__Problem details__. Write out each line exactly as given. Leave the pictures out of your copy.

____ Provided material

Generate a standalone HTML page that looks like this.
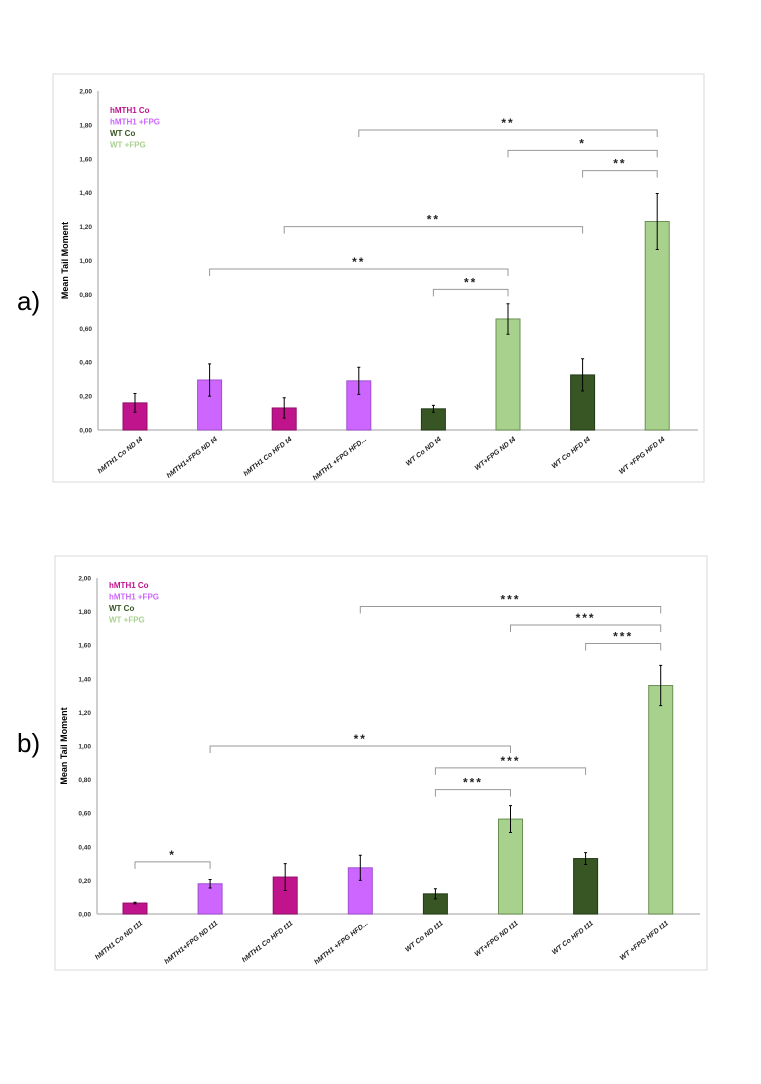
<!DOCTYPE html>
<html><head><meta charset="utf-8"><style>
body{margin:0;background:#fff;width:761px;height:1084px;overflow:hidden;font-family:"Liberation Sans",sans-serif}
svg{position:absolute;left:0;top:0}
</style></head><body>
<svg id="s" width="761" height="1084"></svg>
<script>
const categoriesA=["hMTH1 Co ND t4","hMTH1+FPG ND t4","hMTH1 Co HFD t4","hMTH1 +FPG HFD...","WT Co ND t4","WT+FPG ND t4","WT Co HFD t4","WT +FPG HFD t4"];
const valuesA=[0.16,0.295,0.13,0.29,0.125,0.655,0.325,1.23];
const errorsA=[0.055,0.095,0.06,0.08,0.02,0.09,0.095,0.165];
const categoriesB=["hMTH1 Co ND t11","hMTH1+FPG ND t11","hMTH1 Co HFD t11","hMTH1 +FPG HFD...","WT Co ND t11","WT+FPG ND t11","WT Co HFD t11","WT +FPG HFD t11"];
const valuesB=[0.065,0.18,0.22,0.275,0.12,0.565,0.33,1.36];
const errorsB=[0.005,0.025,0.08,0.075,0.03,0.08,0.035,0.12];
const tickLabels=["0,00","0,20","0,40","0,60","0,80","1,00","1,20","1,40","1,60","1,80","2,00"];
const tickValues=[0,0.2,0.4,0.6,0.8,1.0,1.2,1.4,1.6,1.8,2.0];
const groupColors=["#c0148c","#cc66ff","#c0148c","#cc66ff","#375623","#a9d18e","#375623","#a9d18e"];
const legendLabels=["hMTH1 Co","hMTH1 +FPG","WT Co","WT +FPG"];
const legendColors=["#c0148c","#cc66ff","#375623","#a9d18e"];
// brackets: [fromIndex,toIndex,level value, stars]
const bracketsA=[[3,7,1.77,"**"],[5,7,1.65,"*"],[6,7,1.53,"**"],[2,6,1.2,"**"],[1,5,0.95,"**"],[4,5,0.83,"**"]];
const bracketsB=[[3,7,1.83,"***"],[5,7,1.72,"***"],[6,7,1.61,"***"],[1,5,1.0,"***".slice(0,2)],[4,6,0.87,"***"],[4,5,0.74,"***"],[0,1,0.31,"*"]];

const NS="http://www.w3.org/2000/svg";
const svg=document.getElementById('s');
function mk(tag,attrs,parent){const e=document.createElementNS(NS,tag);for(const k in attrs)e.setAttribute(k,attrs[k]);(parent||svg).appendChild(e);return e;}

function chart(cfg,cats,vals,errs,brs){
  const g=mk('g',{});
  
  
  const box=mk('rect',{x:cfg.bx,y:cfg.by,width:cfg.bw,height:cfg.bh,fill:'#fff',stroke:'#d9d9d9'},g);
  
  
  const y=v=>cfg.y0-v*cfg.scale;
  const x=i=>cfg.x0+i*cfg.step;
  tickValues.forEach((v,i)=>{
    const t=mk('text',{x:cfg.ax-6,y:y(v)+2.5,'font-size':6.5,'font-weight':'bold','text-anchor':'end',fill:'#333'},g);
    t.textContent=tickLabels[i];
    
    
  });
  const ya=mk('line',{x1:cfg.ax,y1:y(2),x2:cfg.ax,y2:cfg.y0,stroke:'#bfbfbf','stroke-width':1.5},g);
  
  
  const xa=mk('line',{x1:cfg.ax,y1:cfg.y0,x2:cfg.axEnd,y2:cfg.y0,stroke:'#bfbfbf','stroke-width':1.5},g);
  
  
  const yt=mk('text',{x:0,y:0,'font-size':9,'font-weight':'bold','text-anchor':'middle',transform:`translate(${cfg.ax-30},${(y(2)+cfg.y0)/2}) rotate(-90)`},g);
  yt.textContent='Mean Tail Moment';
  
  
  vals.forEach((v,i)=>{
    const c=groupColors[i];
    const r=mk('rect',{x:x(i)-12,y:y(v),width:24,height:cfg.y0-y(v),fill:c,stroke:c==='#a9d18e'?'#6a8f52':(c==='#cc66ff'?'#a050d0':(c==='#375623'?'#243a17':'#900f6a')),'stroke-width':1},g);
    
    
    const e=errs[i];
    const el=mk('path',{d:`M${x(i)},${y(v+e)}V${y(v-e)}M${x(i)-1.5},${y(v+e)}h3M${x(i)-1.5},${y(v-e)}h3`,stroke:'#000','stroke-width':1,fill:'none'},g);
    
    
    const t=mk('text',{x:0,y:0,'font-size':7,'font-weight':'bold','font-style':'italic','text-anchor':'end',fill:'#222',transform:`translate(${x(i)+8},${cfg.y0+10}) rotate(-38)`},g);
    t.textContent=cats[i];
    
    
  });
  brs.forEach(b=>{
    const yy=y(b[2]);
    const p=mk('path',{d:`M${x(b[0])},${yy+7}V${yy}H${x(b[1])}V${yy+7}`,stroke:'#999','stroke-width':1,fill:'none'},g);
    
    
    const t=mk('text',{x:(x(b[0])+x(b[1]))/2,y:yy-3,'font-size':12,'font-weight':'bold','text-anchor':'middle','letter-spacing':2,fill:'#222'},g);
    t.textContent=b[3];
    
    
  });
  legendLabels.forEach((l,i)=>{
    const t=mk('text',{x:cfg.ax+12,y:cfg.legY+i*11.5,'font-size':8,'font-weight':'bold',fill:legendColors[i]},g);
    t.textContent=l;
    
    
  });
  const lab=mk('text',{x:17,y:cfg.labY,'font-size':26,fill:'#000'},g);
  lab.textContent=cfg.label;
  
  
}
chart({name:'chart-a',bx:53,by:74,bw:651,bh:408,ax:98,axEnd:698,y0:430,scale:169.5,x0:135,step:74.6,legY:113,labY:310,label:'a)'},categoriesA,valuesA,errorsA,bracketsA);
chart({name:'chart-b',bx:55,by:556,bw:652,bh:414,ax:97,axEnd:700,y0:914,scale:168,x0:135,step:75.1,legY:588,labY:752,label:'b)'},categoriesB,valuesB,errorsB,bracketsB);
</script>
</body></html>
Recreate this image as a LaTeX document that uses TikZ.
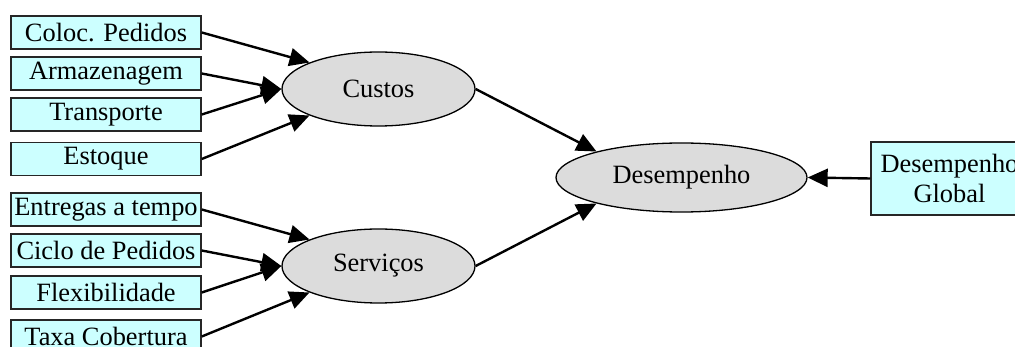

________

__Response to this exercise__.
Generate a standalone HTML page that looks like this.
<!DOCTYPE html>
<html><head><meta charset="utf-8"><style>
body{margin:0;background:#fff;width:761px;height:1084px;overflow:hidden;font-family:"Liberation Sans",sans-serif}
svg{position:absolute;left:0;top:0}
</style></head><body>
<svg id="s" width="761" height="1084"></svg>
<script>
const categoriesA=["hMTH1 Co ND t4","hMTH1+FPG ND t4","hMTH1 Co HFD t4","hMTH1 +FPG HFD...","WT Co ND t4","WT+FPG ND t4","WT Co HFD t4","WT +FPG HFD t4"];
const valuesA=[0.16,0.295,0.13,0.29,0.125,0.655,0.325,1.23];
const errorsA=[0.055,0.095,0.06,0.08,0.02,0.09,0.095,0.165];
const categoriesB=["hMTH1 Co ND t11","hMTH1+FPG ND t11","hMTH1 Co HFD t11","hMTH1 +FPG HFD...","WT Co ND t11","WT+FPG ND t11","WT Co HFD t11","WT +FPG HFD t11"];
const valuesB=[0.065,0.18,0.22,0.275,0.12,0.565,0.33,1.36];
const errorsB=[0.005,0.025,0.08,0.075,0.03,0.08,0.035,0.12];
const tickLabels=["0,00","0,20","0,40","0,60","0,80","1,00","1,20","1,40","1,60","1,80","2,00"];
const tickValues=[0,0.2,0.4,0.6,0.8,1.0,1.2,1.4,1.6,1.8,2.0];
const groupColors=["#c0148c","#cc66ff","#c0148c","#cc66ff","#375623","#a9d18e","#375623","#a9d18e"];
const legendLabels=["hMTH1 Co","hMTH1 +FPG","WT Co","WT +FPG"];
const legendColors=["#c0148c","#cc66ff","#375623","#a9d18e"];
// brackets: [fromIndex,toIndex,level value, stars]
const bracketsA=[[3,7,1.77,"**"],[5,7,1.65,"*"],[6,7,1.53,"**"],[2,6,1.2,"**"],[1,5,0.95,"**"],[4,5,0.83,"**"]];
const bracketsB=[[3,7,1.83,"***"],[5,7,1.72,"***"],[6,7,1.61,"***"],[1,5,1.0,"***".slice(0,2)],[4,6,0.87,"***"],[4,5,0.74,"***"],[0,1,0.31,"*"]];

const NS="http://www.w3.org/2000/svg";
const svg=document.getElementById('s');
function mk(tag,attrs,parent){const e=document.createElementNS(NS,tag);for(const k in attrs)e.setAttribute(k,attrs[k]);(parent||svg).appendChild(e);return e;}

function chart(cfg,cats,vals,errs,brs){
  const g=mk('g',{});
  
  
  const box=mk('rect',{x:cfg.bx,y:cfg.by,width:cfg.bw,height:cfg.bh,fill:'#fff',stroke:'#d9d9d9'},g);
  
  
  const y=v=>cfg.y0-v*cfg.scale;
  const x=i=>cfg.x0+i*cfg.step;
  tickValues.forEach((v,i)=>{
    const t=mk('text',{x:cfg.ax-6,y:y(v)+2.5,'font-size':6.5,'font-weight':'bold','text-anchor':'end',fill:'#333'},g);
    t.textContent=tickLabels[i];
    
    
  });
  const ya=mk('line',{x1:cfg.ax,y1:y(2),x2:cfg.ax,y2:cfg.y0,stroke:'#bfbfbf','stroke-width':1.5},g);
  
  
  const xa=mk('line',{x1:cfg.ax,y1:cfg.y0,x2:cfg.axEnd,y2:cfg.y0,stroke:'#bfbfbf','stroke-width':1.5},g);
  
  
  const yt=mk('text',{x:0,y:0,'font-size':9,'font-weight':'bold','text-anchor':'middle',transform:`translate(${cfg.ax-30},${(y(2)+cfg.y0)/2}) rotate(-90)`},g);
  yt.textContent='Mean Tail Moment';
  
  
  vals.forEach((v,i)=>{
    const c=groupColors[i];
    const r=mk('rect',{x:x(i)-12,y:y(v),width:24,height:cfg.y0-y(v),fill:c,stroke:c==='#a9d18e'?'#6a8f52':(c==='#cc66ff'?'#a050d0':(c==='#375623'?'#243a17':'#900f6a')),'stroke-width':1},g);
    
    
    const e=errs[i];
    const el=mk('path',{d:`M${x(i)},${y(v+e)}V${y(v-e)}M${x(i)-1.5},${y(v+e)}h3M${x(i)-1.5},${y(v-e)}h3`,stroke:'#000','stroke-width':1,fill:'none'},g);
    
    
    const t=mk('text',{x:0,y:0,'font-size':7,'font-weight':'bold','font-style':'italic','text-anchor':'end',fill:'#222',transform:`translate(${x(i)+8},${cfg.y0+10}) rotate(-38)`},g);
    t.textContent=cats[i];
    
    
  });
  brs.forEach(b=>{
    const yy=y(b[2]);
    const p=mk('path',{d:`M${x(b[0])},${yy+7}V${yy}H${x(b[1])}V${yy+7}`,stroke:'#999','stroke-width':1,fill:'none'},g);
    
    
    const t=mk('text',{x:(x(b[0])+x(b[1]))/2,y:yy-3,'font-size':12,'font-weight':'bold','text-anchor':'middle','letter-spacing':2,fill:'#222'},g);
    t.textContent=b[3];
    
    
  });
  legendLabels.forEach((l,i)=>{
    const t=mk('text',{x:cfg.ax+12,y:cfg.legY+i*11.5,'font-size':8,'font-weight':'bold',fill:legendColors[i]},g);
    t.textContent=l;
    
    
  });
  const lab=mk('text',{x:17,y:cfg.labY,'font-size':26,fill:'#000'},g);
  lab.textContent=cfg.label;
  
  
}
chart({name:'chart-a',bx:53,by:74,bw:651,bh:408,ax:98,axEnd:698,y0:430,scale:169.5,x0:135,step:74.6,legY:113,labY:310,label:'a)'},categoriesA,valuesA,errorsA,bracketsA);
chart({name:'chart-b',bx:55,by:556,bw:652,bh:414,ax:97,axEnd:700,y0:914,scale:168,x0:135,step:75.1,legY:588,labY:752,label:'b)'},categoriesB,valuesB,errorsB,bracketsB);
</script>
</body></html>
Recreate this image as a LaTeX document that uses TikZ.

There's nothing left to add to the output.